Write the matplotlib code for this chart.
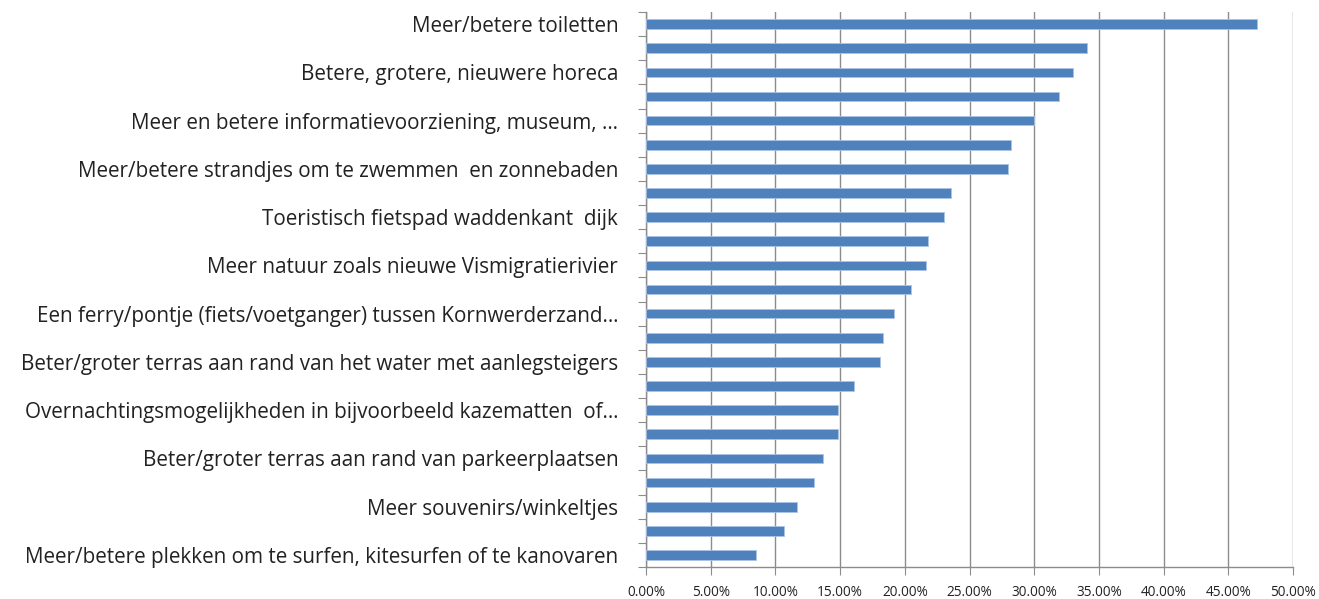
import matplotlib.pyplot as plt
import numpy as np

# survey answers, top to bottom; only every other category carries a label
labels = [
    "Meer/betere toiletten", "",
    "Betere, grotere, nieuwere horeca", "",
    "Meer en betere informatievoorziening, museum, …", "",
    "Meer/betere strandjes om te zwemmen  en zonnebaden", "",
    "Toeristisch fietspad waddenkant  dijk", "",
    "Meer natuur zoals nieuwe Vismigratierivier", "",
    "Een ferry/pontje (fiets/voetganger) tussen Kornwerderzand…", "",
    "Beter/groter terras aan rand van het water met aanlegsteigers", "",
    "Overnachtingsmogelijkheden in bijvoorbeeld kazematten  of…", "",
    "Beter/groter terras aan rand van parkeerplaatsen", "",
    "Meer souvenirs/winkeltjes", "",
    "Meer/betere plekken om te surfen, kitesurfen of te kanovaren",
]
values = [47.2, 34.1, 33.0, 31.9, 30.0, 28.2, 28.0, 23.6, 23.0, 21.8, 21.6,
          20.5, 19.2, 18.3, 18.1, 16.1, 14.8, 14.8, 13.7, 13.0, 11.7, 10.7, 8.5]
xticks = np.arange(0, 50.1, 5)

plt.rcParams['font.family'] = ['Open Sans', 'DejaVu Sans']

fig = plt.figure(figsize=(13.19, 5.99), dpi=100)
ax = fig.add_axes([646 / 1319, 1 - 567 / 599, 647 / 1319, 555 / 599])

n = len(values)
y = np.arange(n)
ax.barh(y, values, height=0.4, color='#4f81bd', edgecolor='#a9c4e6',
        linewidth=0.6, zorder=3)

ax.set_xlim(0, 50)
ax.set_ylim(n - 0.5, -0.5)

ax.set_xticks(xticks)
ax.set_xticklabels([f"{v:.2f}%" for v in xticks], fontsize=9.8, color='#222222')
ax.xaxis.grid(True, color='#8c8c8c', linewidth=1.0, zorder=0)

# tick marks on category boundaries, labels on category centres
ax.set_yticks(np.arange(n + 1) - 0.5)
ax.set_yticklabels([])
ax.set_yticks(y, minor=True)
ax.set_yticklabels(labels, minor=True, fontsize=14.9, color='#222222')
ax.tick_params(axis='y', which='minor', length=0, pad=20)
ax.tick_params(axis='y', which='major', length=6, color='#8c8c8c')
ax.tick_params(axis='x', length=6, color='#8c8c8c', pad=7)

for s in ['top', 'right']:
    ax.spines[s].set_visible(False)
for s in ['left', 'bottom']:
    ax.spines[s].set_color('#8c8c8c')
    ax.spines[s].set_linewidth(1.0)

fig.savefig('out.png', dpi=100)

::::

» Instructions to follow: Transcribe the material exactly, keeping every word and none of the pictures.

» Solution to the exercise:
Write the matplotlib code for this chart.
import matplotlib.pyplot as plt
import numpy as np

# survey answers, top to bottom; only every other category carries a label
labels = [
    "Meer/betere toiletten", "",
    "Betere, grotere, nieuwere horeca", "",
    "Meer en betere informatievoorziening, museum, …", "",
    "Meer/betere strandjes om te zwemmen  en zonnebaden", "",
    "Toeristisch fietspad waddenkant  dijk", "",
    "Meer natuur zoals nieuwe Vismigratierivier", "",
    "Een ferry/pontje (fiets/voetganger) tussen Kornwerderzand…", "",
    "Beter/groter terras aan rand van het water met aanlegsteigers", "",
    "Overnachtingsmogelijkheden in bijvoorbeeld kazematten  of…", "",
    "Beter/groter terras aan rand van parkeerplaatsen", "",
    "Meer souvenirs/winkeltjes", "",
    "Meer/betere plekken om te surfen, kitesurfen of te kanovaren",
]
values = [47.2, 34.1, 33.0, 31.9, 30.0, 28.2, 28.0, 23.6, 23.0, 21.8, 21.6,
          20.5, 19.2, 18.3, 18.1, 16.1, 14.8, 14.8, 13.7, 13.0, 11.7, 10.7, 8.5]
xticks = np.arange(0, 50.1, 5)

plt.rcParams['font.family'] = ['Open Sans', 'DejaVu Sans']

fig = plt.figure(figsize=(13.19, 5.99), dpi=100)
ax = fig.add_axes([646 / 1319, 1 - 567 / 599, 647 / 1319, 555 / 599])

n = len(values)
y = np.arange(n)
ax.barh(y, values, height=0.4, color='#4f81bd', edgecolor='#a9c4e6',
        linewidth=0.6, zorder=3)

ax.set_xlim(0, 50)
ax.set_ylim(n - 0.5, -0.5)

ax.set_xticks(xticks)
ax.set_xticklabels([f"{v:.2f}%" for v in xticks], fontsize=9.8, color='#222222')
ax.xaxis.grid(True, color='#8c8c8c', linewidth=1.0, zorder=0)

# tick marks on category boundaries, labels on category centres
ax.set_yticks(np.arange(n + 1) - 0.5)
ax.set_yticklabels([])
ax.set_yticks(y, minor=True)
ax.set_yticklabels(labels, minor=True, fontsize=14.9, color='#222222')
ax.tick_params(axis='y', which='minor', length=0, pad=20)
ax.tick_params(axis='y', which='major', length=6, color='#8c8c8c')
ax.tick_params(axis='x', length=6, color='#8c8c8c', pad=7)

for s in ['top', 'right']:
    ax.spines[s].set_visible(False)
for s in ['left', 'bottom']:
    ax.spines[s].set_color('#8c8c8c')
    ax.spines[s].set_linewidth(1.0)

fig.savefig('out.png', dpi=100)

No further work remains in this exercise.